Written problem » Find the lines that contain the word "this" and copy each one.

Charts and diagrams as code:
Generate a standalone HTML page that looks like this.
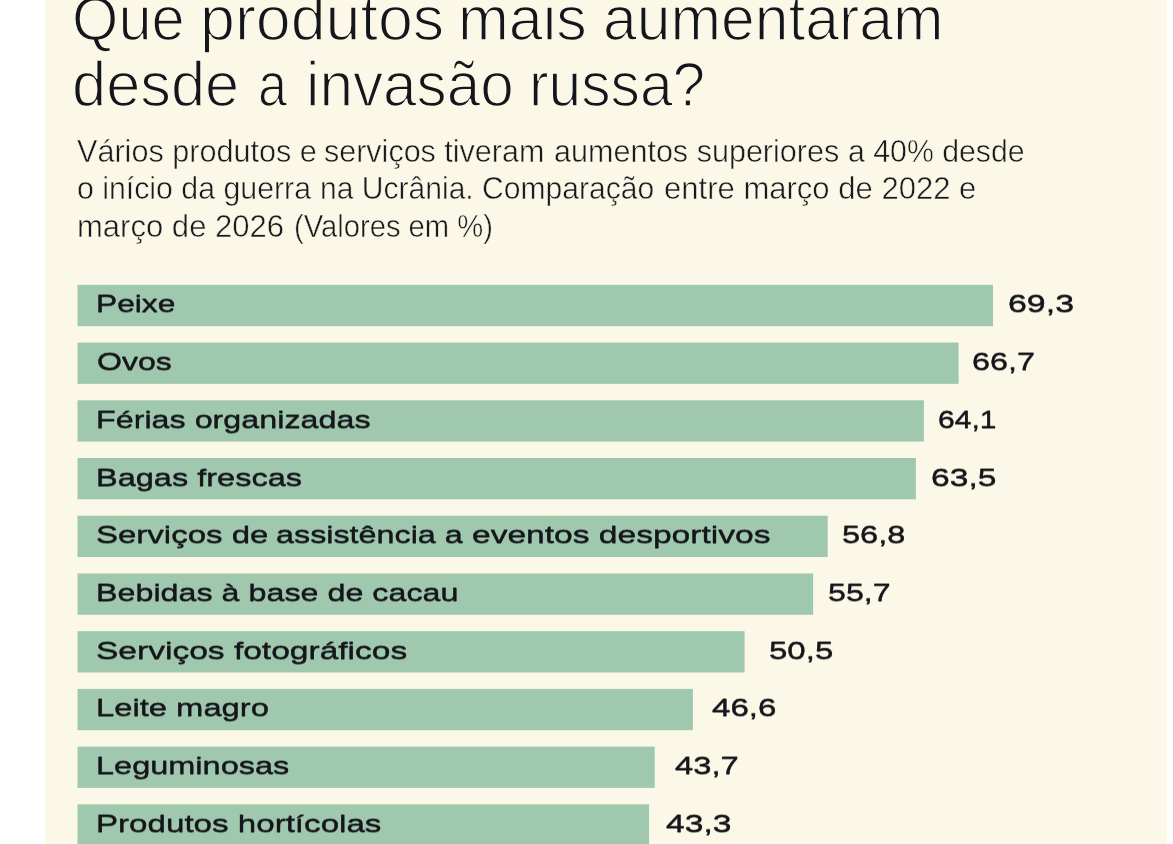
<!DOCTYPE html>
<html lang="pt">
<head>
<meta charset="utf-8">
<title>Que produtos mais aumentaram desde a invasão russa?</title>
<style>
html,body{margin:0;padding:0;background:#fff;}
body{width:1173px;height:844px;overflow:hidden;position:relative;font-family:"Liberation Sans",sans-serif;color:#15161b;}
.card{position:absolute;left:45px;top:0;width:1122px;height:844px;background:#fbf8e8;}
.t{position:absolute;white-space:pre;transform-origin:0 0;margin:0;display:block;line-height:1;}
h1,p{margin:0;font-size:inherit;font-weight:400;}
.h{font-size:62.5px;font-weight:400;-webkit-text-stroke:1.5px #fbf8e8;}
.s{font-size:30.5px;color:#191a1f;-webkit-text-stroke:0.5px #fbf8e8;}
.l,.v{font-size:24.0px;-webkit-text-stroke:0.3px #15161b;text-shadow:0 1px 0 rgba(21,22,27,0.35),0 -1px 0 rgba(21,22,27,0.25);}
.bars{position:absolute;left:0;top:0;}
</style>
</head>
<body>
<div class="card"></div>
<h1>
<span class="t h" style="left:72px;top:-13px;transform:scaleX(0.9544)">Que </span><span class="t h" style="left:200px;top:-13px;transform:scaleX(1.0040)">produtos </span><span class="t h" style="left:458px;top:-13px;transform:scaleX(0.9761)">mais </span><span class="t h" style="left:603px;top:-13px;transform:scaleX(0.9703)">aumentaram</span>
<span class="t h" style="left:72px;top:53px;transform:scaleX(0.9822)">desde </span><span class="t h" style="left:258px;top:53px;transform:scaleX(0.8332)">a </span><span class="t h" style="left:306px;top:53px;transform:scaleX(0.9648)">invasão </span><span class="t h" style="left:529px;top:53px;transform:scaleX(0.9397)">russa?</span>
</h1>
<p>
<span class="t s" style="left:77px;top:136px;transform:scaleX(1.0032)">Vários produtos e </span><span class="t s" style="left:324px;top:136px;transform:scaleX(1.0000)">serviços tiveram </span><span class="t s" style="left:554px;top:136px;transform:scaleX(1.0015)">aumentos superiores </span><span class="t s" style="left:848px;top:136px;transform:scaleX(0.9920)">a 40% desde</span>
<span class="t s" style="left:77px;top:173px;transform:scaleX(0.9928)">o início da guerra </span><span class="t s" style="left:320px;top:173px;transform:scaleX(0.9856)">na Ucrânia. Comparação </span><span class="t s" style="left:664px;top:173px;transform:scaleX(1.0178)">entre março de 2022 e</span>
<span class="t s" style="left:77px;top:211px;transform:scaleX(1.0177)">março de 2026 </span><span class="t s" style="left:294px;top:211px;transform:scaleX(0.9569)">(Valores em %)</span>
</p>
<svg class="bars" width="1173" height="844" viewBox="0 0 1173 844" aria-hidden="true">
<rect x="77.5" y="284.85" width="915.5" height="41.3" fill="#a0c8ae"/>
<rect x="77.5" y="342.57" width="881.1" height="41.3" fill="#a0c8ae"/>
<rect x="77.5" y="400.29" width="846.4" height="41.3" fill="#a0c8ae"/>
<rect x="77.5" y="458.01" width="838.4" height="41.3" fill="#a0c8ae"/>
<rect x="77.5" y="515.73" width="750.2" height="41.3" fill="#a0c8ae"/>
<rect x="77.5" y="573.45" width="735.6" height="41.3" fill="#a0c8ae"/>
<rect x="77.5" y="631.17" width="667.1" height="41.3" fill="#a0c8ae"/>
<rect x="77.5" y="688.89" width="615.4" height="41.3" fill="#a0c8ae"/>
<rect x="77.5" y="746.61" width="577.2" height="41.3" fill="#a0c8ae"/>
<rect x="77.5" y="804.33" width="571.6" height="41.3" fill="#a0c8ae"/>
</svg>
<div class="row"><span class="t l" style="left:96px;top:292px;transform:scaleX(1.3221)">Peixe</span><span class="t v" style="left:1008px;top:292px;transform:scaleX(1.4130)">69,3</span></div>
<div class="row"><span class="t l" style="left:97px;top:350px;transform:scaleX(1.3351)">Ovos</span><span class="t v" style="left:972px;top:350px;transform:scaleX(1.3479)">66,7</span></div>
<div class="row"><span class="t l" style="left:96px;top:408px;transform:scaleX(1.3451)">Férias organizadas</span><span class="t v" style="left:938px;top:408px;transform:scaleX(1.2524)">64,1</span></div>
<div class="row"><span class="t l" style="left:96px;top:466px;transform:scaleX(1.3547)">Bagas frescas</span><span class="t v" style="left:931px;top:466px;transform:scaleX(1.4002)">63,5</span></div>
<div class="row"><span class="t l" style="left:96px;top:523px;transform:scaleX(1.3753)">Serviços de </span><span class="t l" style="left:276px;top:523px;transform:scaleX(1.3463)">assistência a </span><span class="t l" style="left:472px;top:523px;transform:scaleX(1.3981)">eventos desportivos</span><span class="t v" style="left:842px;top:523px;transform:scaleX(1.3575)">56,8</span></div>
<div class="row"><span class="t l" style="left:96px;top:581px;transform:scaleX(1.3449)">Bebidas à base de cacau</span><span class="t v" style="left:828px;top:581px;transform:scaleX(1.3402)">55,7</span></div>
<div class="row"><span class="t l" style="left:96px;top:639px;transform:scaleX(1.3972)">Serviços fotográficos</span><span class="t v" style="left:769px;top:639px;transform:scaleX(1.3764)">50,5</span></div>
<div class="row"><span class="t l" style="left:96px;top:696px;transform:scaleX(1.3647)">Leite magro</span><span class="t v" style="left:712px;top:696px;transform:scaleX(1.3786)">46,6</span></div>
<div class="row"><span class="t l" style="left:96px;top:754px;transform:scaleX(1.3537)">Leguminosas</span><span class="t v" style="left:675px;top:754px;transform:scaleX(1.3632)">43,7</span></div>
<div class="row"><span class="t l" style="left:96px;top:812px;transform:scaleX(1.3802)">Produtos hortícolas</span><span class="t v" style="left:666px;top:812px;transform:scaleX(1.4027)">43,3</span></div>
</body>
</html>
---
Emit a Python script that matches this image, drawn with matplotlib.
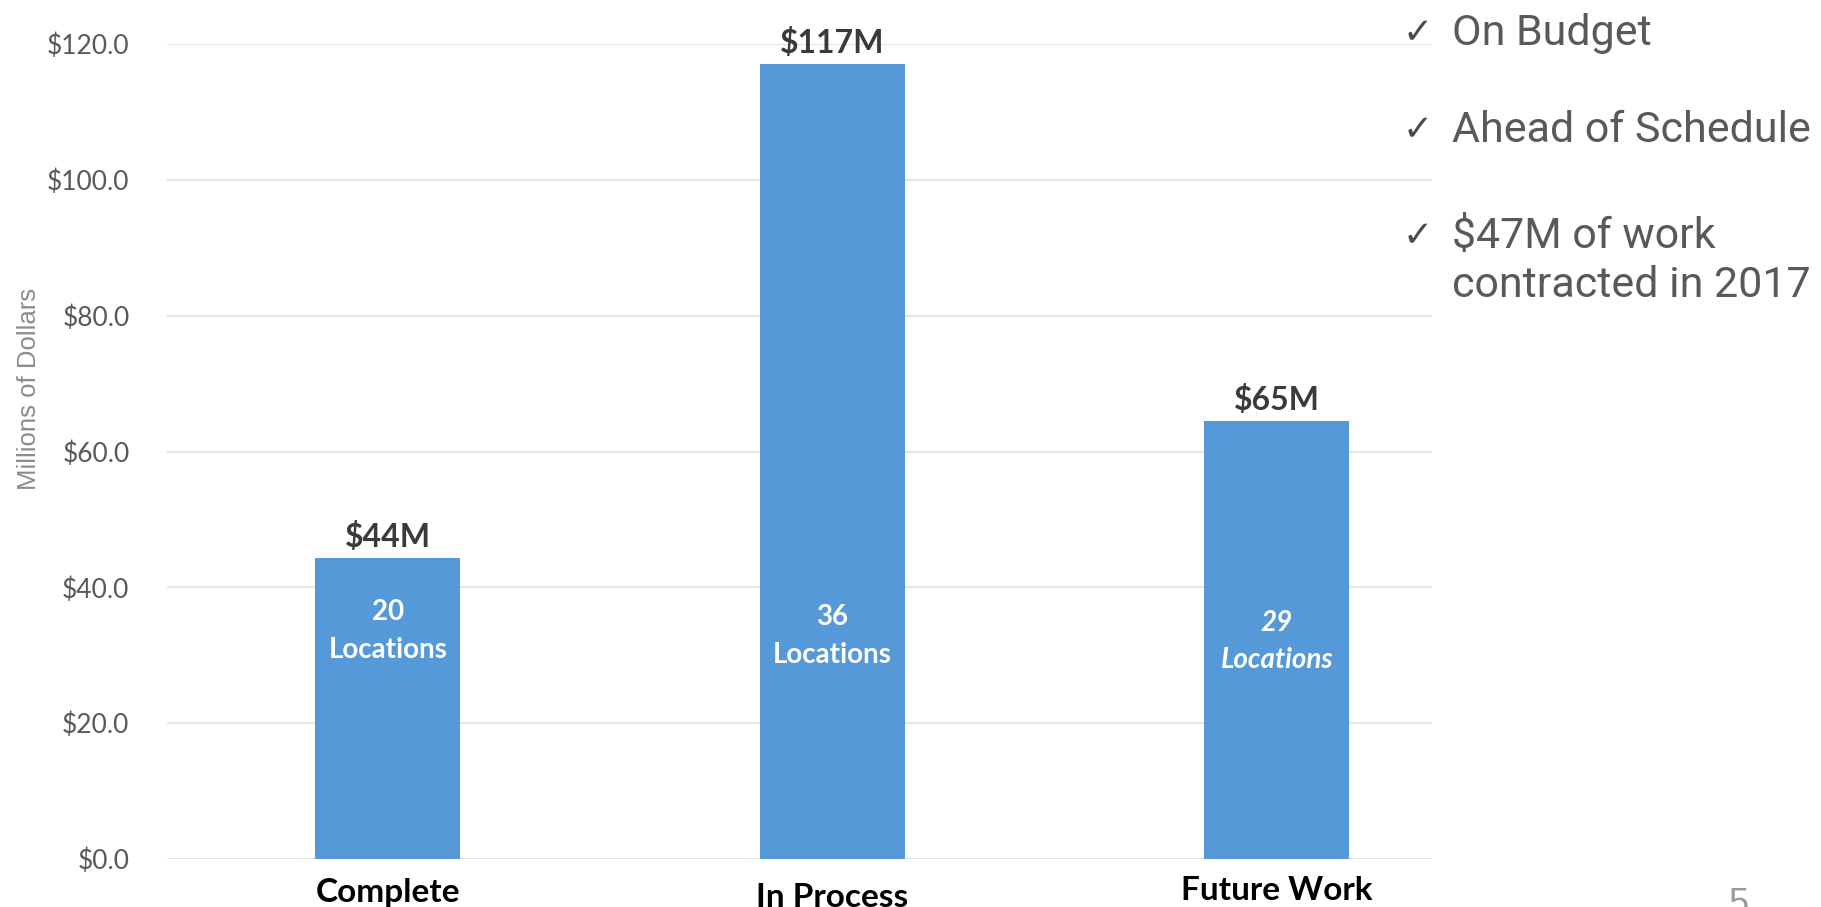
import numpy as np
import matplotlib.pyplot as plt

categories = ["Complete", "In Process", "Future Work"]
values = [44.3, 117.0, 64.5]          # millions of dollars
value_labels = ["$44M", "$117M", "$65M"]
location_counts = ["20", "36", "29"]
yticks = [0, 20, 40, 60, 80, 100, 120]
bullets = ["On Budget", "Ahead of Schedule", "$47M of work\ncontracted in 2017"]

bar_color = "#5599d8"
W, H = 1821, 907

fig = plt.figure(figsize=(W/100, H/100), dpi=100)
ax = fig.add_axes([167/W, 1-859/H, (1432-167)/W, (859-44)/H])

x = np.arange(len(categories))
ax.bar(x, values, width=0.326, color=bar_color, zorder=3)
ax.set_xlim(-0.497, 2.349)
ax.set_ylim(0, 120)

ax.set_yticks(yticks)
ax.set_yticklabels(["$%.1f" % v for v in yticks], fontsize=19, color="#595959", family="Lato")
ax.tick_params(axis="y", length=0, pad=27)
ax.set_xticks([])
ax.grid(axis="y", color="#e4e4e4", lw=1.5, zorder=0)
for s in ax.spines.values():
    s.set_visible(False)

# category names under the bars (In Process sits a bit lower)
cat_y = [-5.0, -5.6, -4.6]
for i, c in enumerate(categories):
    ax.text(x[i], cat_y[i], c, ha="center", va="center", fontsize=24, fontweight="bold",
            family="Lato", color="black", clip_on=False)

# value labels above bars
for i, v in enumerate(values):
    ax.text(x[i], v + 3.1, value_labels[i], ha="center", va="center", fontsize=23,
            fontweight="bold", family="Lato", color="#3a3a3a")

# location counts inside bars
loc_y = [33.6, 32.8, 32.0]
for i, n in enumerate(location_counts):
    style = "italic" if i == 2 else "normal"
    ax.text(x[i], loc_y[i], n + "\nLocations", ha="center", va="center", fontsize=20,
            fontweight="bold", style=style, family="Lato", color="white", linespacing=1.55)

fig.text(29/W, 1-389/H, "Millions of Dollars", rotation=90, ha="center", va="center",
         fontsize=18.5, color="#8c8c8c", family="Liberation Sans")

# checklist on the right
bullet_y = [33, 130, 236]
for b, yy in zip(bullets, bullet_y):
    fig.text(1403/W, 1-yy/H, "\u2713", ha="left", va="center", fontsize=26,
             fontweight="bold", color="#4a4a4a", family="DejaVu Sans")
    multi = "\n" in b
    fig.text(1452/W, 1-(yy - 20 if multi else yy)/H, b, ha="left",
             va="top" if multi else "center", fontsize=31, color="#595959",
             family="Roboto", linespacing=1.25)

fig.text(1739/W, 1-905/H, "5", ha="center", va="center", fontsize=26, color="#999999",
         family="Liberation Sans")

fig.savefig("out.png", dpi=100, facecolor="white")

Written solution »
Generate a standalone HTML page that looks like this.
Emit a Python script that matches this image, drawn with matplotlib.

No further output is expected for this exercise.